Hurdity I agree 100%. I think hormonal chaos begins LONG before what mainstream medical would call 'perimenopause' when cycles start to lengthen and skip. There is no such thing as a 'normal' perimenopause but I think there's a classic sequence. There is a website in canada (cemcor) run by an endocrinologist who explains it quite well but I strongly disagree with her that super doses of progesterone are the answer to everything.
Stage 1
Essentially I think very early fluctuations cause increasing spikes and troughs of estrogen. You're not estrogen deficient per se but your highs are higher and lows are lower. For me this caused cyclically painful breasts, worsening pms, irritability and occasional very mildly irregular cycles. I think this is the true beginning of peri but the experts disagree
Stage 2
Next estrogen goes on a rampage. Your highs are extreme. Your lows are extreme. You might not ovulate on occasion. Periods start to go out of whack ( usually much heavier and closer together). This too is too much estrogen and sometimes low progestetone.

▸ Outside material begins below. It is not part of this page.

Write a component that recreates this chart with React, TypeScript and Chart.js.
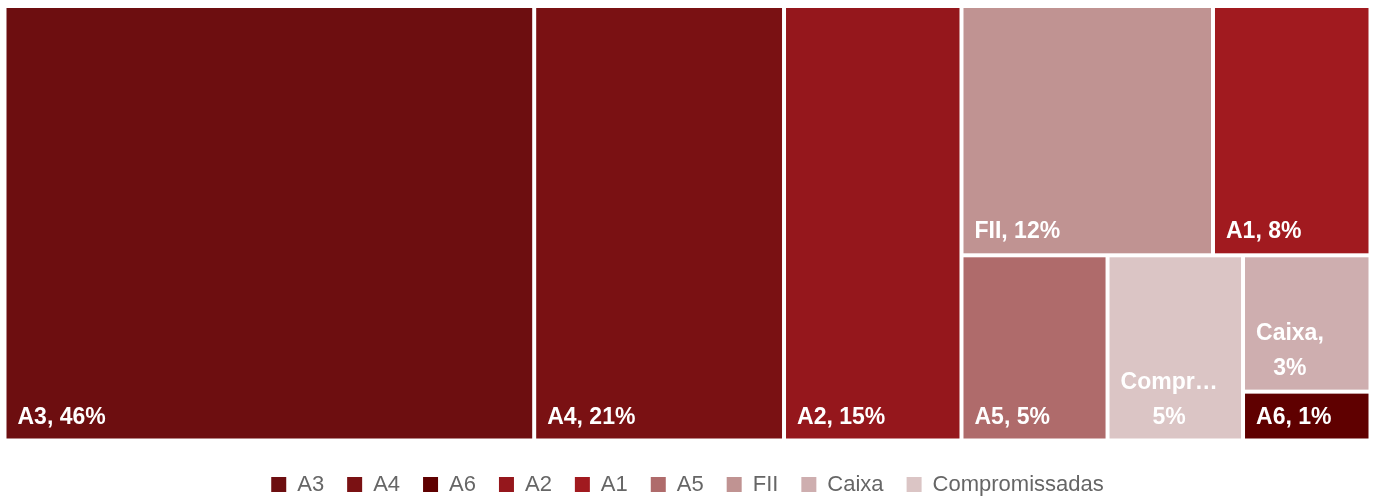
import React, { useEffect, useRef } from 'react';
import { Chart, registerables } from 'chart.js';

Chart.register(...registerables);

// ---- data ----
const categories = ['A3', 'A4', 'A2', 'FII', 'A1', 'A5', 'Compromissadas', 'Caixa', 'A6'];
// relative cell sizes
const areaWeights = [38.8, 18.3, 13.0, 10.57, 6.62, 4.56, 4.23, 2.93, 1.05];
// shares printed in the labels
const sharePercents = [46, 21, 15, 12, 8, 5, 5, 3, 1];
const cellColors = ['#6D0E10', '#7A1113', '#95171C', '#C09392', '#A11A1F', '#AF6B6B', '#DBC5C5', '#CEAEAF', '#5F0000'];
const legendOrder = ['A3', 'A4', 'A6', 'A2', 'A1', 'A5', 'FII', 'Caixa', 'Compromissadas'];
// nesting of the treemap strips (alternating horizontal / vertical split by depth)
type Group = string | Group[];
const layoutGroups: Group[] = ['A3', 'A4', 'A2', [['FII', 'A1'], ['A5', 'Compromissadas', ['Caixa', 'A6']]]];

const GAP = 4;
const FONT = '"Liberation Sans", Arial, Helvetica, sans-serif';

function weightOf(n: Group): number {
  if (typeof n === 'string') return areaWeights[categories.indexOf(n)];
  return n.reduce((s: number, c) => s + weightOf(c), 0);
}

type Cell = { name: string; x0: number; y0: number; x1: number; y1: number };

function layoutNode(n: Group, x0: number, y0: number, x1: number, y1: number, horizontal: boolean, out: Cell[]) {
  if (typeof n === 'string') {
    out.push({ name: n, x0, y0, x1, y1 });
    return;
  }
  const total = weightOf(n);
  let pos = horizontal ? x0 : y0;
  for (const c of n) {
    const f = weightOf(c) / total;
    if (horizontal) {
      const nx = pos + (x1 - x0) * f;
      layoutNode(c, pos, y0, nx, y1, !horizontal, out);
      pos = nx;
    } else {
      const ny = pos + (y1 - y0) * f;
      layoutNode(c, x0, pos, x1, ny, !horizontal, out);
      pos = ny;
    }
  }
}

function fitText(ctx: CanvasRenderingContext2D, text: string, maxW: number) {
  if (ctx.measureText(text).width <= maxW) return text;
  let t = text;
  while (t.length > 1 && ctx.measureText(t + '…').width > maxW) t = t.slice(0, -1);
  return t + '…';
}

function wrapLabel(ctx: CanvasRenderingContext2D, text: string, maxW: number): string[] {
  if (ctx.measureText(text).width <= maxW) return [text];
  const words = text.split(' ');
  const lines: string[] = [];
  let cur = '';
  for (const w of words) {
    const tryLine = cur ? cur + ' ' + w : w;
    if (!cur || ctx.measureText(tryLine).width <= maxW) {
      cur = tryLine;
    } else {
      lines.push(cur);
      cur = w;
    }
    if (!cur.includes(' ') && ctx.measureText(cur).width > maxW) {
      // single word too wide
    }
  }
  if (cur) lines.push(cur);
  return lines.map((l) => fitText(ctx, l, maxW));
}

const treemapPlugin = {
  id: 'treemapCells',
  afterDatasetsDraw(chart: any) {
    const { ctx } = chart;
    const xs = chart.scales.x;
    const ys = chart.scales.y;
    const cells: Cell[] = [];
    layoutNode(layoutGroups, 0, 0, 1, 1, true, cells);
    ctx.save();
    for (const c of cells) {
      const i = categories.indexOf(c.name);
      const left = xs.getPixelForValue(c.x0) + GAP / 2;
      const right = xs.getPixelForValue(c.x1) - GAP / 2;
      const top = ys.getPixelForValue(c.y0) + GAP / 2;
      const bottom = ys.getPixelForValue(c.y1) - GAP / 2;
      ctx.fillStyle = cellColors[i];
      ctx.fillRect(left, top, right - left, bottom - top);

      ctx.font = `bold 23px ${FONT}`;
      ctx.fillStyle = '#FFFFFF';
      ctx.textBaseline = 'alphabetic';
      ctx.textAlign = 'center';
      const label = `${c.name}, ${sharePercents[i]}%`;
      const lines = wrapLabel(ctx, label, right - left - 24);
      const blockW = Math.max(...lines.map((l) => ctx.measureText(l).width));
      const cx = left + 11 + blockW / 2;
      lines.forEach((l, k) => {
        const base = bottom - 15 - (lines.length - 1 - k) * 35;
        ctx.fillText(l, cx, base);
      });
    }
    ctx.restore();
  },
};

export default function App() {
  const ref = useRef<HTMLCanvasElement | null>(null);
  useEffect(() => {
    if (!ref.current) return;
    const chart = new Chart(ref.current, {
      type: 'scatter',
      data: { datasets: [{ label: 'carteira', data: [] }] },
      options: {
        responsive: false,
        animation: false,
        layout: { padding: { left: 4.5, right: 4.5, top: 6, bottom: 0 } },
        scales: {
          x: { type: 'linear', min: 0, max: 1, display: false },
          y: { type: 'linear', min: 0, max: 1, reverse: true, display: false },
        },
        plugins: {
          tooltip: { enabled: false },
          legend: {
            position: 'bottom',
            maxHeight: 60.5,
            onClick: () => {},
            title: { display: true, text: '', padding: { top: 8.8, bottom: 0 }, font: { size: 1 } },
            labels: {
              boxWidth: 15,
              boxHeight: 15,
              padding: 23,
              color: '#666666',
              font: { family: FONT, size: 22 },
              generateLabels: () =>
                legendOrder.map((name, k) => {
                  const col = cellColors[categories.indexOf(name)];
                  return {
                    text: name,
                    fillStyle: col,
                    strokeStyle: col,
                    lineWidth: 0,
                    hidden: false,
                    datasetIndex: 0,
                    index: k,
                  };
                }),
            },
          },
        },
      },
      plugins: [treemapPlugin],
    } as any);
    return () => chart.destroy();
  }, []);
  return (
    <div style={{ position: 'absolute', left: 0, top: 0, width: 1375, height: 501, background: '#FFFFFF' }}>
      <canvas ref={ref} width={1375} height={501} style={{ display: 'block' }} />
    </div>
  );
}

For me this was headaches, chills, nausea, weeping ( so much weeping) panic attacks, jitters, shakes, vibrations, tingling, hair loss, chills, crashing fatigue. Women at this stage feel like they're going INSANE,. I seriously thought I was going to need hospitalization. GRL I think this is where you are. Again mainstream medicine would not even qualify this as peri menopausal. But estrogen is sometimes way high, sometimes low. So it would depend on what day and what month they checked your estrogen.
Stage3
Next is when estrogen actually starts declining. The crazy gets better. Periods get lighter. You might skip one or two. This is probably the best time to start hrt. I'm here now and let me tell you the last few months have been a virtual DREAM compared to the previous two years. Getting hot flashes, joint pain, insomnia, pvcs, dry everywhere. Hard to believe I consider that better but I really really do. Just skipped first period. This is the stage where medicine would call it 'perimenopause''. So the early stages which for many of us are the true hell are ignored and not treated.